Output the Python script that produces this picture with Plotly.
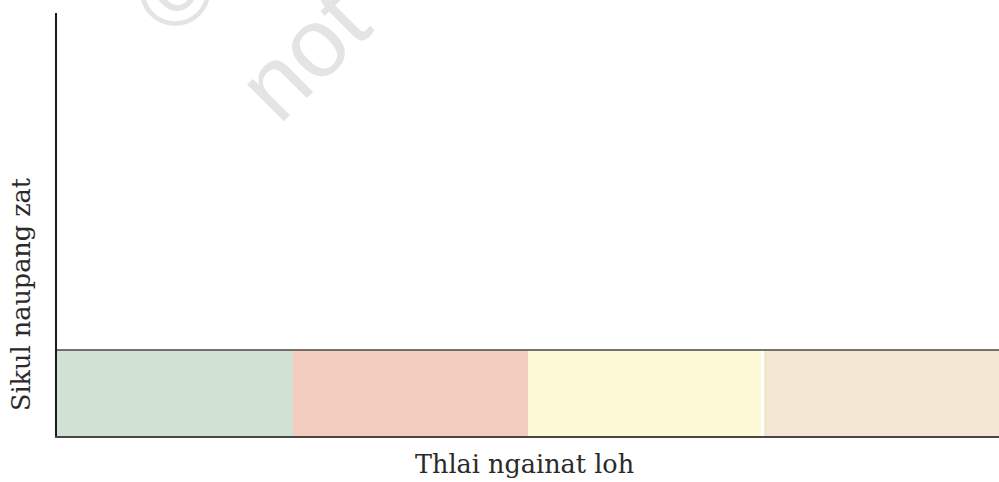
import plotly.graph_objects as go

# Growth-stage bands along the horizontal axis
stages = ["I", "II", "III", "IV"]
band_height = [1, 1, 1, 1]
band_colors = ["#d0e2d4", "#f2cdc0", "#fef9d6", "#f3e6d3"]
band_widths = [1, 1, 0.99, 1]

x_title = "Thlai ngainat loh"
y_title = "Sikul naupang zat"

W, H = 999, 482
L, R, T, B = 57, 0, 13, 46
plot_w = W - L - R
plot_h = H - T - B

def px_x(px):
    return (px - L) / plot_w

def px_y(py):
    return (H - B - py) / plot_h

fig = go.Figure()

fig.add_trace(go.Bar(
    x=stages,
    y=band_height,
    width=band_widths,
    offset=[-0.5] * len(stages),
    marker=dict(color=band_colors, line=dict(width=0)),
    hoverinfo="skip",
    showlegend=False,
))

# Border along the top of the bands
fig.add_shape(type="line", xref="paper", yref="y",
              x0=0, x1=1, y0=max(band_height), y1=max(band_height),
              line=dict(color="#4a4644", width=1.6))

serif = "DejaVu Serif"
centred = dict(xref="paper", yref="paper", showarrow=False,
               xanchor="center", yanchor="middle")
fig.add_annotation(text=x_title, x=px_x(524), y=px_y(464),
                   font=dict(family=serif, size=25.5, color="#2a2a2a"),
                   **centred)
fig.add_annotation(text=y_title, x=px_x(21), y=px_y(294), textangle=-90,
                   font=dict(family=serif, size=25.5, color="#2a2a2a"),
                   **centred)

# Faint publisher watermark
wm = dict(family="Liberation Sans", size=98, color="#e4e4e4")
fig.add_annotation(text="not", x=px_x(303), y=px_y(54), textangle=-45,
                   font=wm, **centred)
fig.add_annotation(text="©", x=px_x(175), y=px_y(-10), textangle=-45,
                   font=dict(family="Liberation Sans", size=100, color="#e4e4e4"),
                   **centred)

fig.update_layout(
    width=W, height=H,
    margin=dict(l=L, r=R, t=T, b=B),
    paper_bgcolor="white", plot_bgcolor="white",
    bargap=0,
    xaxis=dict(type="category", range=[-0.5, len(stages) - 0.5],
               showticklabels=False, ticks="", showgrid=False, zeroline=False,
               showline=True, linecolor="#4a4644", linewidth=1.6,
               fixedrange=True),
    yaxis=dict(range=[0, max(band_height) / px_y(350)],
               showticklabels=False, ticks="", showgrid=False, zeroline=False,
               showline=True, linecolor="#1a1a1a", linewidth=1.6,
               fixedrange=True),
)

fig.write_html("out.html")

◆ ◆ ◆ ◆

■ **GOAL OF THE EXERCISE**: Copy out each line word for word, please, skipping the images.

■ **COMPLETED EXERCISE**:
Output the Python script that produces this picture with Plotly.
import plotly.graph_objects as go

# Growth-stage bands along the horizontal axis
stages = ["I", "II", "III", "IV"]
band_height = [1, 1, 1, 1]
band_colors = ["#d0e2d4", "#f2cdc0", "#fef9d6", "#f3e6d3"]
band_widths = [1, 1, 0.99, 1]

x_title = "Thlai ngainat loh"
y_title = "Sikul naupang zat"

W, H = 999, 482
L, R, T, B = 57, 0, 13, 46
plot_w = W - L - R
plot_h = H - T - B

def px_x(px):
    return (px - L) / plot_w

def px_y(py):
    return (H - B - py) / plot_h

fig = go.Figure()

fig.add_trace(go.Bar(
    x=stages,
    y=band_height,
    width=band_widths,
    offset=[-0.5] * len(stages),
    marker=dict(color=band_colors, line=dict(width=0)),
    hoverinfo="skip",
    showlegend=False,
))

# Border along the top of the bands
fig.add_shape(type="line", xref="paper", yref="y",
              x0=0, x1=1, y0=max(band_height), y1=max(band_height),
              line=dict(color="#4a4644", width=1.6))

serif = "DejaVu Serif"
centred = dict(xref="paper", yref="paper", showarrow=False,
               xanchor="center", yanchor="middle")
fig.add_annotation(text=x_title, x=px_x(524), y=px_y(464),
                   font=dict(family=serif, size=25.5, color="#2a2a2a"),
                   **centred)
fig.add_annotation(text=y_title, x=px_x(21), y=px_y(294), textangle=-90,
                   font=dict(family=serif, size=25.5, color="#2a2a2a"),
                   **centred)

# Faint publisher watermark
wm = dict(family="Liberation Sans", size=98, color="#e4e4e4")
fig.add_annotation(text="not", x=px_x(303), y=px_y(54), textangle=-45,
                   font=wm, **centred)
fig.add_annotation(text="©", x=px_x(175), y=px_y(-10), textangle=-45,
                   font=dict(family="Liberation Sans", size=100, color="#e4e4e4"),
                   **centred)

fig.update_layout(
    width=W, height=H,
    margin=dict(l=L, r=R, t=T, b=B),
    paper_bgcolor="white", plot_bgcolor="white",
    bargap=0,
    xaxis=dict(type="category", range=[-0.5, len(stages) - 0.5],
               showticklabels=False, ticks="", showgrid=False, zeroline=False,
               showline=True, linecolor="#4a4644", linewidth=1.6,
               fixedrange=True),
    yaxis=dict(range=[0, max(band_height) / px_y(350)],
               showticklabels=False, ticks="", showgrid=False, zeroline=False,
               showline=True, linecolor="#1a1a1a", linewidth=1.6,
               fixedrange=True),
)

fig.write_html("out.html")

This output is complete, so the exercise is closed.